The low-rank softmax bottleneck, explained

This is a starter draft seeded from my undergraduate thesis. Rewrite it in your own voice before publishing.

Every autoregressive language model ends the same way: a hidden state $h_t$ gets mapped to a distribution over the vocabulary through a softmax,

P(x \mid c_t) = \frac{\exp(h_t^\top w_x)}{\sum_{x'} \exp(h_t^\top w_{x'})}.

Stack the log-probabilities for every context and every word into a matrix $A$ , and the model is effectively trying to match $A$ with $H W^\top$ , where $H$ holds the hidden states and $W$ the word embeddings. Here’s the catch: if the hidden size is $d$ , then $H W^\top$ has rank at most $d$ .
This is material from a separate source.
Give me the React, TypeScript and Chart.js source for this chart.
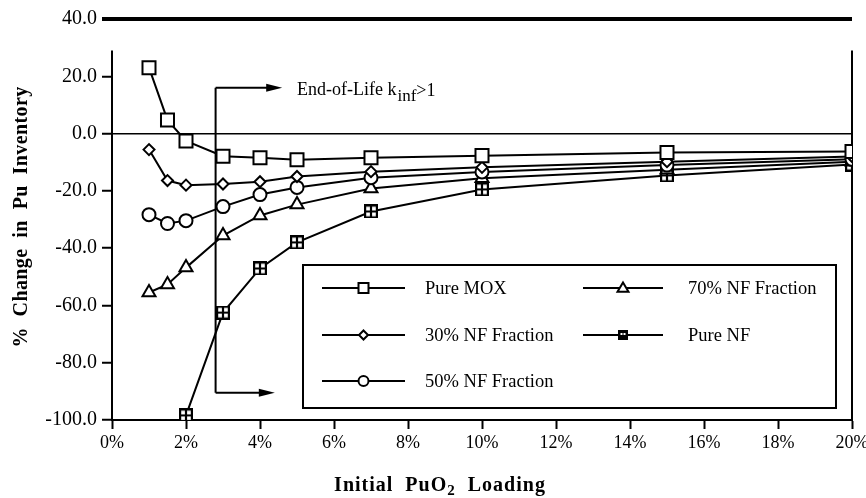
import React, { useEffect, useRef } from "react";
import { Chart, registerables } from "chart.js";

Chart.register(...registerables);

// ---- data ----
const loadings = [1, 1.5, 2, 3, 4, 5, 7, 10, 15, 20];
const pureMox = [23.0, 4.7, -2.6, -7.9, -8.4, -9.1, -8.4, -7.7, -6.6, -6.3];
const nf30 = [-5.6, -16.4, -18.0, -17.6, -16.8, -15.0, -13.3, -11.8, -9.8, -8.0];
const nf50 = [-28.3, -31.4, -30.4, -25.5, -21.3, -18.8, -15.4, -13.4, -11.0, -9.0];
const nf70 = [-55.5, -52.7, -46.8, -35.6, -28.6, -24.8, -19.2, -15.6, -12.6, -9.8];
const pureNfLoadings = [2, 3, 4, 5, 7, 10, 15, 20];
const pureNf = [-98.4, -62.5, -47.1, -38.0, -27.2, -19.5, -14.6, -10.8];
const seriesNames = ["Pure MOX", "30% NF Fraction", "50% NF Fraction", "70% NF Fraction", "Pure NF"];

const xMin = 0;
const xMax = 20;
const xStep = 2;
const yMin = -100;
const yMax = 40;
const yStep = 20;
const axisTop = 29; // frame lines start here

// annotation: End-of-life k_inf > 1 boundary
const eolLoading = 2.8;
const eolTop = 16;
const eolBottom = -90.5;
const eolArrowTopEnd = 4.6;
const eolArrowBottomEnd = 4.4;
const eolTextLoading = 5.0;

const SERIF = "'Liberation Serif', 'Times New Roman', serif";

function makeCrossSquare(size: number, lw: number) {
  const c = document.createElement("canvas");
  c.width = size;
  c.height = size;
  const g = c.getContext("2d")!;
  g.fillStyle = "#fff";
  g.fillRect(0, 0, size, size);
  g.strokeStyle = "#000";
  g.lineWidth = lw;
  g.strokeRect(lw / 2, lw / 2, size - lw, size - lw);
  g.beginPath();
  g.moveTo(size / 2, 0);
  g.lineTo(size / 2, size);
  g.moveTo(0, size / 2);
  g.lineTo(size, size / 2);
  g.stroke();
  return c;
}

function drawMarker(ctx: CanvasRenderingContext2D, kind: string, x: number, y: number, s: number) {
  ctx.save();
  ctx.fillStyle = "#fff";
  ctx.strokeStyle = "#000";
  ctx.lineWidth = 2;
  ctx.beginPath();
  if (kind === "rect") {
    ctx.rect(x - s, y - s, 2 * s, 2 * s);
    ctx.fill();
    ctx.stroke();
  } else if (kind === "diamond") {
    ctx.moveTo(x, y - s);
    ctx.lineTo(x + s, y);
    ctx.lineTo(x, y + s);
    ctx.lineTo(x - s, y);
    ctx.closePath();
    ctx.fill();
    ctx.stroke();
  } else if (kind === "circle") {
    ctx.arc(x, y, s, 0, Math.PI * 2);
    ctx.fill();
    ctx.stroke();
  } else if (kind === "triangle") {
    ctx.moveTo(x, y - s);
    ctx.lineTo(x + s, y + s * 0.7);
    ctx.lineTo(x - s, y + s * 0.7);
    ctx.closePath();
    ctx.fill();
    ctx.stroke();
  } else if (kind === "cross") {
    ctx.fillStyle = "#000";
    ctx.fillRect(x - s, y - s, 2 * s, 2 * s);
    ctx.fillStyle = "#fff";
    ctx.fillRect(x - s + 2.5, y - 2, 2, 2);
    ctx.fillRect(x + s - 4.5, y - 2, 2, 2);
  }
  ctx.restore();
}

const frameAndNotes = {
  id: "frameAndNotes",
  beforeDatasetsDraw(chart: any) {
    const { ctx, scales } = chart;
    const xs = scales.x;
    const ys = scales.y;
    ctx.save();
    ctx.strokeStyle = "#000";
    ctx.fillStyle = "#000";
    ctx.lineWidth = 2;
    // frame sides
    const yT = ys.getPixelForValue(axisTop);
    const yB = ys.getPixelForValue(yMin);
    const xL = xs.getPixelForValue(xMin);
    const xR = xs.getPixelForValue(xMax);
    ctx.beginPath();
    ctx.moveTo(xL, yT);
    ctx.lineTo(xL, yB);
    ctx.moveTo(xR, yT);
    ctx.lineTo(xR, yB);
    ctx.stroke();

    // annotation
    const ax = xs.getPixelForValue(eolLoading);
    const at = ys.getPixelForValue(eolTop);
    const ab = ys.getPixelForValue(eolBottom);
    ctx.lineWidth = 2;
    ctx.beginPath();
    ctx.moveTo(ax, at);
    ctx.lineTo(ax, ab);
    ctx.stroke();
    const arrow = (y: number, xEnd: number) => {
      ctx.beginPath();
      ctx.moveTo(ax, y);
      ctx.lineTo(xEnd - 10, y);
      ctx.stroke();
      ctx.beginPath();
      ctx.moveTo(xEnd, y);
      ctx.lineTo(xEnd - 16, y - 4);
      ctx.lineTo(xEnd - 16, y + 4);
      ctx.closePath();
      ctx.fill();
    };
    arrow(at, xs.getPixelForValue(eolArrowTopEnd));
    arrow(ab, xs.getPixelForValue(eolArrowBottomEnd));

    // annotation text
    let tx = xs.getPixelForValue(eolTextLoading);
    const ty = at + 7;
    ctx.textBaseline = "alphabetic";
    ctx.textAlign = "left";
    ctx.font = `18px ${SERIF}`;
    const t1 = "End-of-Life k";
    ctx.fillText(t1, tx, ty);
    tx += ctx.measureText(t1).width + 1;
    ctx.font = `17px ${SERIF}`;
    ctx.fillText("inf", tx, ty + 6);
    tx += ctx.measureText("inf").width;
    ctx.font = `18px ${SERIF}`;
    ctx.fillText(">1", tx, ty + 1);
    ctx.restore();
  },
  afterDraw(chart: any) {
    const { ctx } = chart;
    ctx.save();
    // legend box
    const bx = 303, by = 265, bw = 533, bh = 143;
    ctx.fillStyle = "#fff";
    ctx.fillRect(bx, by, bw, bh);
    ctx.strokeStyle = "#000";
    ctx.lineWidth = 2;
    ctx.strokeRect(bx, by, bw, bh);
    const kinds = ["rect", "diamond", "circle", "triangle", "cross"];
    const sizes = [5, 4.5, 5, 5.5, 5];
    const slots = [
      [322, 405, 288, 425],
      [322, 405, 335, 425],
      [322, 405, 381, 425],
      [583, 663, 288, 688],
      [583, 663, 335, 688],
    ];
    ctx.font = `18.5px ${SERIF}`;
    ctx.textBaseline = "middle";
    ctx.textAlign = "left";
    seriesNames.forEach((name, i) => {
      const [l0, l1, yy, tx] = slots[i];
      ctx.strokeStyle = "#000";
      ctx.lineWidth = 2;
      ctx.beginPath();
      ctx.moveTo(l0, yy);
      ctx.lineTo(l1, yy);
      ctx.stroke();
      drawMarker(ctx, kinds[i], (l0 + l1) / 2, yy, sizes[i]);
      ctx.fillStyle = "#000";
      ctx.fillText(name, tx, yy + 1);
    });

    // axis titles
    ctx.fillStyle = "#000";
    ctx.textBaseline = "middle";
    (ctx as any).letterSpacing = "1px";
    // x title with subscript
    const parts1 = "Initial  PuO";
    const parts2 = "2";
    const parts3 = "  Loading";
    ctx.font = `bold 20px ${SERIF}`;
    const w1 = ctx.measureText(parts1).width;
    const w3 = ctx.measureText(parts3).width;
    ctx.font = `bold 15px ${SERIF}`;
    const w2 = ctx.measureText(parts2).width;
    let x = 440 - (w1 + w2 + w3) / 2;
    const y = 486;
    ctx.font = `bold 20px ${SERIF}`;
    ctx.fillText(parts1, x, y);
    x += w1;
    ctx.font = `bold 15px ${SERIF}`;
    ctx.fillText(parts2, x, y + 5);
    x += w2;
    ctx.font = `bold 20px ${SERIF}`;
    ctx.fillText(parts3, x, y);

    // y title
    (ctx as any).letterSpacing = "0.4px";
    ctx.translate(22, 217);
    ctx.rotate(-Math.PI / 2);
    ctx.textAlign = "center";
    ctx.font = `bold 20px ${SERIF}`;
    ctx.fillText("%  Change  in  Pu  Inventory", 0, 0);
    ctx.restore();
  },
};

export default function App() {
  const ref = useRef<HTMLCanvasElement | null>(null);
  useEffect(() => {
    const canvas = ref.current!;
    const nfStyle = makeCrossSquare(14, 2.2);
    const mk = (xs: number[], ys: number[]) => xs.map((x, i) => ({ x, y: ys[i] }));
    const base = {
      borderColor: "#000",
      borderWidth: 2,
      pointBackgroundColor: "#fff",
      pointBorderColor: "#000",
      pointBorderWidth: 2,
      tension: 0,
      fill: false,
    };
    const chart = new Chart(canvas, {
      type: "line",
      data: {
        datasets: [
          { ...base, label: seriesNames[0], data: mk(loadings, pureMox), pointStyle: "rect", pointRadius: 9.2 },
          { ...base, label: seriesNames[1], data: mk(loadings, nf30), pointStyle: "rectRot", pointRadius: 5.5 },
          { ...base, label: seriesNames[2], data: mk(loadings, nf50), pointStyle: "circle", pointRadius: 6.5 },
          { ...base, label: seriesNames[3], data: mk(loadings, nf70), pointStyle: "triangle", pointRadius: 7.5 },
          { ...base, label: seriesNames[4], data: mk(pureNfLoadings, pureNf), pointStyle: nfStyle as any, pointRadius: 7 },
        ],
      },
      options: {
        responsive: false,
        animation: false,
        devicePixelRatio: 1,
        layout: { padding: { top: 19, right: 14, left: 0, bottom: 0 } },
        plugins: { legend: { display: false }, tooltip: { enabled: false } },
        scales: {
          x: {
            type: "linear",
            min: xMin,
            max: xMax,
            afterFit: (s: any) => {
              s.height = 78;
              s.paddingRight = 0;
              s.paddingLeft = 0;
            },
            ticks: {
              stepSize: xStep,
              color: "#000",
              padding: 3,
              font: { family: SERIF, size: 18 },
              callback: (v: any) => `${v}%`,
            },
            grid: {
              drawOnChartArea: false,
              drawTicks: true,
              tickLength: 9,
              tickColor: "#000",
              tickWidth: 2,
              color: "#000",
            },
            border: { display: true, color: "#000", width: 2 },
          },
          y: {
            type: "linear",
            min: yMin,
            max: yMax,
            afterFit: (s: any) => {
              s.width = 112;
            },
            ticks: {
              stepSize: yStep,
              color: "#000",
              padding: 5,
              font: { family: SERIF, size: 20 },
              callback: (v: any) => Number(v).toFixed(1),
            },
            grid: {
              drawTicks: true,
              tickLength: 10,
              tickColor: "#000",
              tickWidth: (c: any) => (c.tick && c.tick.value === yMax ? 4 : 2),
              color: (c: any) => (c.tick && (c.tick.value === 0 || c.tick.value === yMax) ? "#000" : "rgba(0,0,0,0)"),
              lineWidth: (c: any) => (c.tick && c.tick.value === yMax ? 4 : 1.5),
            },
            border: { display: false },
          },
        },
      },
      plugins: [frameAndNotes],
    });
    return () => chart.destroy();
  }, []);
  return (
    <div style={{ position: "fixed", left: 0, top: 0, width: 866, height: 498, background: "#fff" }}>
      <canvas ref={ref} width={866} height={498} style={{ display: "block" }} />
    </div>
  );
}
\operatorname{rank}(H W^\top) \le d.

But the true log-probability matrix of natural language appears to be high-rank. So a model with a small hidden dimension is structurally incapable of expressing the real distribution, no matter how much data you throw at it. This is the softmax bottleneck (Yang et al., 2018).

Why it matters

It reframes a hyperparameter you might set casually — the hidden dimension — as a hard ceiling on expressiveness. You can be bottlenecked even with a perfectly trained model.

Ways around it

Mixture of Softmaxes (MoS): mix several softmaxes so the result is no longer a single low-rank product.
Higher-rank output maps: break the strict $\le d$ rank constraint with a non-linear final map.

There’s a real trade-off with compute, and that’s where most of the interesting engineering lives.